** Start Input **

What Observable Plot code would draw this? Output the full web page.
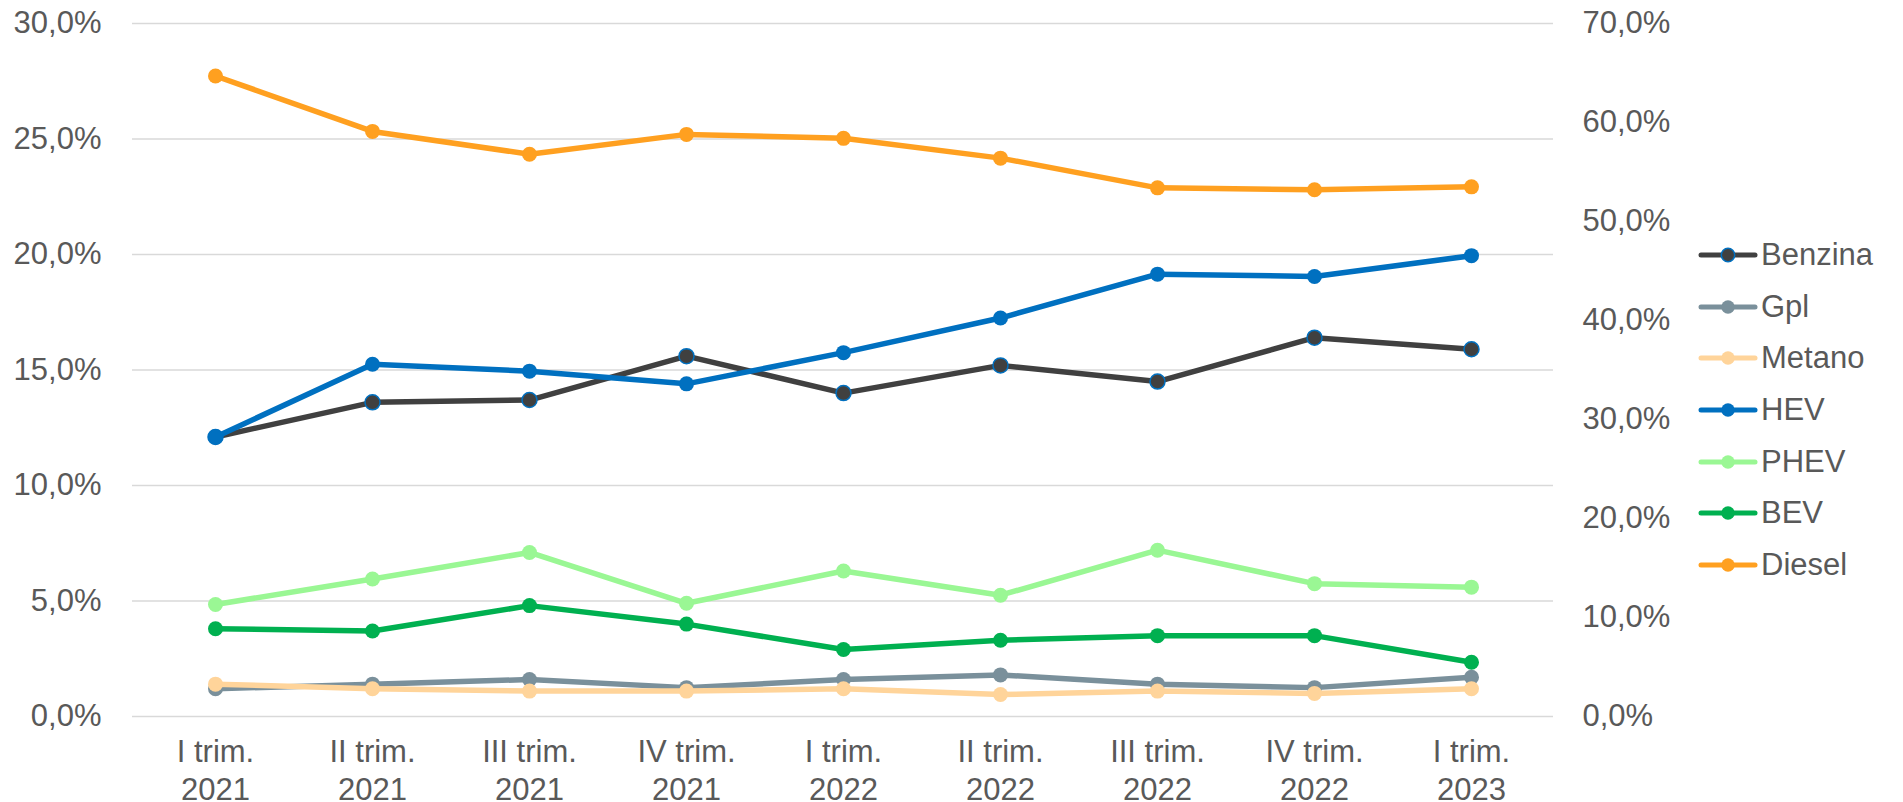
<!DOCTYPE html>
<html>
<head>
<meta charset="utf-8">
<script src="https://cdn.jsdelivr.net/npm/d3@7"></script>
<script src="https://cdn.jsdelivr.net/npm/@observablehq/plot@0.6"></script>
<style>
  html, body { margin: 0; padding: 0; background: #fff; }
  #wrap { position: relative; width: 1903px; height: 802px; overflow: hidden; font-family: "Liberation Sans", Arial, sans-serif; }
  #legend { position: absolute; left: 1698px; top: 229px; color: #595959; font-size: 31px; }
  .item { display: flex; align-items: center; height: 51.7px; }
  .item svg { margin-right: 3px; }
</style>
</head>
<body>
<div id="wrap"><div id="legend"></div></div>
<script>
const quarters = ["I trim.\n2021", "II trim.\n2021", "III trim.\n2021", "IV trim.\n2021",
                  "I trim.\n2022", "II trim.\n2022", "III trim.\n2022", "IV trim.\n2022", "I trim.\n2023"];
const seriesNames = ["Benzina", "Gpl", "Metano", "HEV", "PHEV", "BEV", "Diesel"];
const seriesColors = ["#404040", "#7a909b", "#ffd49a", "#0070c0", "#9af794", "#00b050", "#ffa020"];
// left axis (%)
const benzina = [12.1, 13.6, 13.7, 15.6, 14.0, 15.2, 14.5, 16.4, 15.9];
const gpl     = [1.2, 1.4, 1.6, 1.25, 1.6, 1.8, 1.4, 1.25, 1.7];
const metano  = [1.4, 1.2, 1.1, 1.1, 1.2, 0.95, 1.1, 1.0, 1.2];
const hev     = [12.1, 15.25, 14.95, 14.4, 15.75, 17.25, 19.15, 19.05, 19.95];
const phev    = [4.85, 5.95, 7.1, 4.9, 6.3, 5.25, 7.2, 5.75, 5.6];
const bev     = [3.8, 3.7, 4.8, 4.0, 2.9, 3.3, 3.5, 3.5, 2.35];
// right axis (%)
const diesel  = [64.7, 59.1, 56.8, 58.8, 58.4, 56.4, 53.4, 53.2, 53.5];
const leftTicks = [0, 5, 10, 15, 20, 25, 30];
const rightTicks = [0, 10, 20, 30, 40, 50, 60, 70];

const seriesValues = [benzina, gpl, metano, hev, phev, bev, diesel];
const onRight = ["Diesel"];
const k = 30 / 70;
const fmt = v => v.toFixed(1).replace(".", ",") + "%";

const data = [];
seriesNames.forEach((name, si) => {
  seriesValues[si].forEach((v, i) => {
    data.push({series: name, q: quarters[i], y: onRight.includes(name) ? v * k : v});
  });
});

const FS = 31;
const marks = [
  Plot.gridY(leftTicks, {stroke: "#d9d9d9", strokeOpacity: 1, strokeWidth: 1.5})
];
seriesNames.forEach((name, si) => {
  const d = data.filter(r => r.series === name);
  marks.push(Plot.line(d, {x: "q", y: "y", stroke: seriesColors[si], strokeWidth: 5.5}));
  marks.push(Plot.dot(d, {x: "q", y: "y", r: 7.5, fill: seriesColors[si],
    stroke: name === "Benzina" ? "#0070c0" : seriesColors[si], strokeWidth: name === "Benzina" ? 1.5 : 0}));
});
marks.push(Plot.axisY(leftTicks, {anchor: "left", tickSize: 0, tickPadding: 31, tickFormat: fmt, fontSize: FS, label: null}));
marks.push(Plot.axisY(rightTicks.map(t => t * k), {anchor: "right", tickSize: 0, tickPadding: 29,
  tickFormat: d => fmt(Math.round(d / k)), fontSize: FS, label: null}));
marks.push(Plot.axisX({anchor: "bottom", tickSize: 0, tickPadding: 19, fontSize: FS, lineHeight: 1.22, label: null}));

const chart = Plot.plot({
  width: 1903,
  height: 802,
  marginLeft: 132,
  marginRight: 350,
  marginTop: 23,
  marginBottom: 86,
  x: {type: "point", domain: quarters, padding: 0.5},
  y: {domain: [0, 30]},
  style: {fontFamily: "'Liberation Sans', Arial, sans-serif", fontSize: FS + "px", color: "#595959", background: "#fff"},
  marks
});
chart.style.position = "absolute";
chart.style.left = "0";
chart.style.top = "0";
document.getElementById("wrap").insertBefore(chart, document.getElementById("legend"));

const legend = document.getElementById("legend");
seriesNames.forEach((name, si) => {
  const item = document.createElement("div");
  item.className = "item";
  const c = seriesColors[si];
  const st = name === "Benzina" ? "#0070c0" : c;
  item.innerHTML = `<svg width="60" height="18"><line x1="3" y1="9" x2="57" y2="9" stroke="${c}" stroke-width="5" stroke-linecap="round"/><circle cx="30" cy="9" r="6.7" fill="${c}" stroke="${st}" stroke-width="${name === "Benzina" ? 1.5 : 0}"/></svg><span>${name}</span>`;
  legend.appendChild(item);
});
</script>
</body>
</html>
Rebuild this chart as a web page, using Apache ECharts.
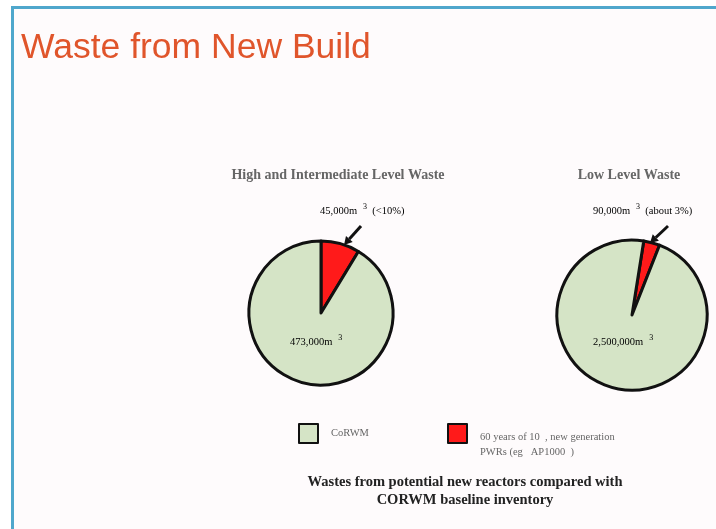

** End Input **

Given problem> Your task is to return the entries above exactly, with no pictures.

Solution for this exercise>
What Observable Plot code would draw this? Output the full web page.
<!DOCTYPE html>
<html>
<head>
<meta charset="utf-8">
<script src="https://cdn.jsdelivr.net/npm/d3@7"></script>
<script src="https://cdn.jsdelivr.net/npm/@observablehq/plot@0.6"></script>
<style>
  html, body { margin: 0; padding: 0; background: #fff; }
  #wrap { position: relative; width: 1903px; height: 802px; overflow: hidden; font-family: "Liberation Sans", Arial, sans-serif; }
  #legend { position: absolute; left: 1698px; top: 229px; color: #595959; font-size: 31px; }
  .item { display: flex; align-items: center; height: 51.7px; }
  .item svg { margin-right: 3px; }
</style>
</head>
<body>
<div id="wrap"><div id="legend"></div></div>
<script>
const quarters = ["I trim.\n2021", "II trim.\n2021", "III trim.\n2021", "IV trim.\n2021",
                  "I trim.\n2022", "II trim.\n2022", "III trim.\n2022", "IV trim.\n2022", "I trim.\n2023"];
const seriesNames = ["Benzina", "Gpl", "Metano", "HEV", "PHEV", "BEV", "Diesel"];
const seriesColors = ["#404040", "#7a909b", "#ffd49a", "#0070c0", "#9af794", "#00b050", "#ffa020"];
// left axis (%)
const benzina = [12.1, 13.6, 13.7, 15.6, 14.0, 15.2, 14.5, 16.4, 15.9];
const gpl     = [1.2, 1.4, 1.6, 1.25, 1.6, 1.8, 1.4, 1.25, 1.7];
const metano  = [1.4, 1.2, 1.1, 1.1, 1.2, 0.95, 1.1, 1.0, 1.2];
const hev     = [12.1, 15.25, 14.95, 14.4, 15.75, 17.25, 19.15, 19.05, 19.95];
const phev    = [4.85, 5.95, 7.1, 4.9, 6.3, 5.25, 7.2, 5.75, 5.6];
const bev     = [3.8, 3.7, 4.8, 4.0, 2.9, 3.3, 3.5, 3.5, 2.35];
// right axis (%)
const diesel  = [64.7, 59.1, 56.8, 58.8, 58.4, 56.4, 53.4, 53.2, 53.5];
const leftTicks = [0, 5, 10, 15, 20, 25, 30];
const rightTicks = [0, 10, 20, 30, 40, 50, 60, 70];

const seriesValues = [benzina, gpl, metano, hev, phev, bev, diesel];
const onRight = ["Diesel"];
const k = 30 / 70;
const fmt = v => v.toFixed(1).replace(".", ",") + "%";

const data = [];
seriesNames.forEach((name, si) => {
  seriesValues[si].forEach((v, i) => {
    data.push({series: name, q: quarters[i], y: onRight.includes(name) ? v * k : v});
  });
});

const FS = 31;
const marks = [
  Plot.gridY(leftTicks, {stroke: "#d9d9d9", strokeOpacity: 1, strokeWidth: 1.5})
];
seriesNames.forEach((name, si) => {
  const d = data.filter(r => r.series === name);
  marks.push(Plot.line(d, {x: "q", y: "y", stroke: seriesColors[si], strokeWidth: 5.5}));
  marks.push(Plot.dot(d, {x: "q", y: "y", r: 7.5, fill: seriesColors[si],
    stroke: name === "Benzina" ? "#0070c0" : seriesColors[si], strokeWidth: name === "Benzina" ? 1.5 : 0}));
});
marks.push(Plot.axisY(leftTicks, {anchor: "left", tickSize: 0, tickPadding: 31, tickFormat: fmt, fontSize: FS, label: null}));
marks.push(Plot.axisY(rightTicks.map(t => t * k), {anchor: "right", tickSize: 0, tickPadding: 29,
  tickFormat: d => fmt(Math.round(d / k)), fontSize: FS, label: null}));
marks.push(Plot.axisX({anchor: "bottom", tickSize: 0, tickPadding: 19, fontSize: FS, lineHeight: 1.22, label: null}));

const chart = Plot.plot({
  width: 1903,
  height: 802,
  marginLeft: 132,
  marginRight: 350,
  marginTop: 23,
  marginBottom: 86,
  x: {type: "point", domain: quarters, padding: 0.5},
  y: {domain: [0, 30]},
  style: {fontFamily: "'Liberation Sans', Arial, sans-serif", fontSize: FS + "px", color: "#595959", background: "#fff"},
  marks
});
chart.style.position = "absolute";
chart.style.left = "0";
chart.style.top = "0";
document.getElementById("wrap").insertBefore(chart, document.getElementById("legend"));

const legend = document.getElementById("legend");
seriesNames.forEach((name, si) => {
  const item = document.createElement("div");
  item.className = "item";
  const c = seriesColors[si];
  const st = name === "Benzina" ? "#0070c0" : c;
  item.innerHTML = `<svg width="60" height="18"><line x1="3" y1="9" x2="57" y2="9" stroke="${c}" stroke-width="5" stroke-linecap="round"/><circle cx="30" cy="9" r="6.7" fill="${c}" stroke="${st}" stroke-width="${name === "Benzina" ? 1.5 : 0}"/></svg><span>${name}</span>`;
  legend.appendChild(item);
});
</script>
</body>
</html>
Rebuild this chart as a web page, using Apache ECharts.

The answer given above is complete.